From my assessment, I realized that the project was well planned. However, a lot of bureaucracy negatively affected the actual intention of the project. It could have been possible to supply enough water to the city, and at the same time supply water for irrigation in the Owen valley (Caso 250). Implementing the irrigation project in the Owen valley was simpler than the enormous project of channeling water from the river to LA.
The project could have involved the construction of a dam that would supply water into the Owen Valley. Since the original intention was to supply the city of LA with enough water, the amount of water in the river was enough to handle both the city and Owen valley effectively (Hundley 746). Such an approach could have prevented the water wars of the 1920s. The diversion of the initial objectives of the project was detrimental to the entire process.
If this project was implemented in the modern-day, it would have been an icon of perfection. Currently, several pieces of machinery are available. Humans have also advanced in the study of geology and construction techniques. Incidences such as the collapse of the St. Francis dam in LA would have been avoided. The dam collapsed simply due to structural weaknesses that could have been effectively dealt with in the 21st century (Hundley 308).
The modern-day environmental protection laws are very strict. The structure could have been adjusted to ensure strict adherence to the environmental laws and policies (Gottlieb 95). Effects such as the destruction of Lake Owen, and the complete deviation of the river affected various life forms could have been reassessed. A viable option that ensured water is availed to LA in the most economic, sustainable, and ethical manner could have been adopted.
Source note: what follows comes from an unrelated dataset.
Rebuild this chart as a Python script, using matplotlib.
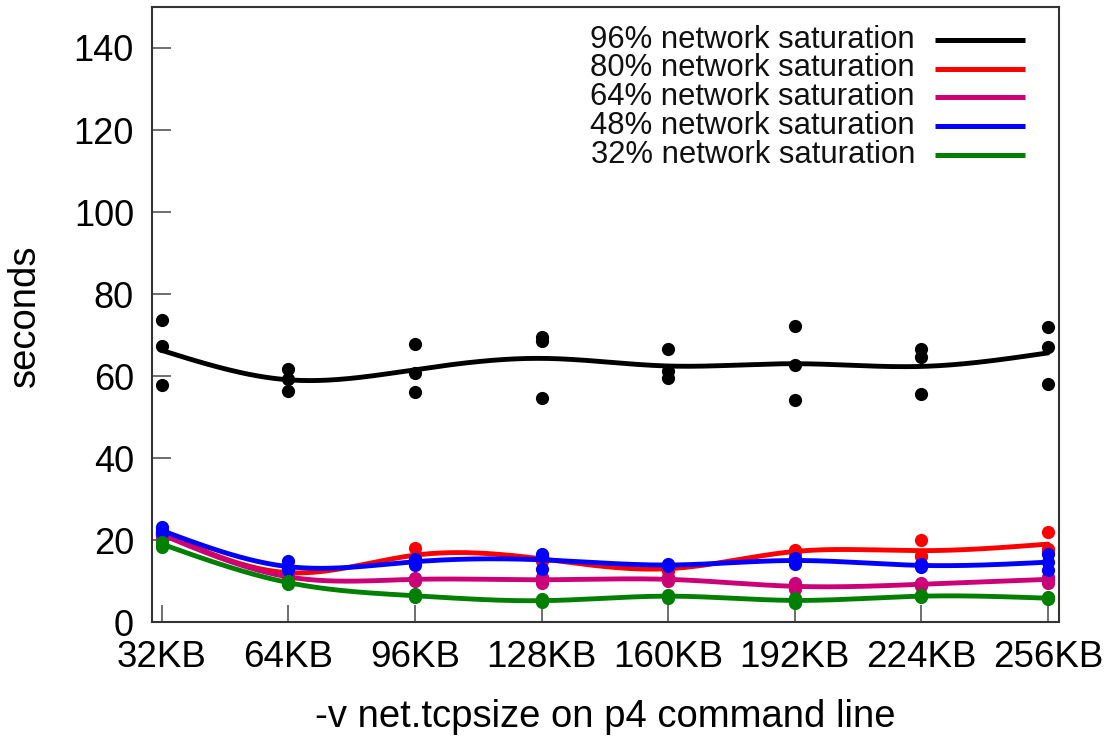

In conclusion, it is vital to affirm that modernity has enabled humanity to understand the importance of preserving the environment. The project destabilized several natural systems.
American Society of Civil Engineers. First Owens River – Los Angeles Aqueduct: Mono County to Los Angeles, California Constructed 1907-1913, 2013. Web.
Caso, Frank. Freshwater Supply. New York, NY: Infobase Publishing, 2010. Print.
Gottlieb, Robert. Reinventing Los Angeles: Nature and Community in the Global City. Cambridge, Massachusetts: MIT Press, 2007. Print.
Hundley, Norris. The Great Thirst: Californians and Water -a History. Berkeley, California: University of California Press, 2001. Print.
Stansbury, Jeffrey. Organized Workers and the Making of Los Angeles, 1890—1915. Ann Arbor, Michigan: ProQuest, 2008. Print.
Water and Power Associates. Construction of the Los Angeles Aqueduct, 2011. Web.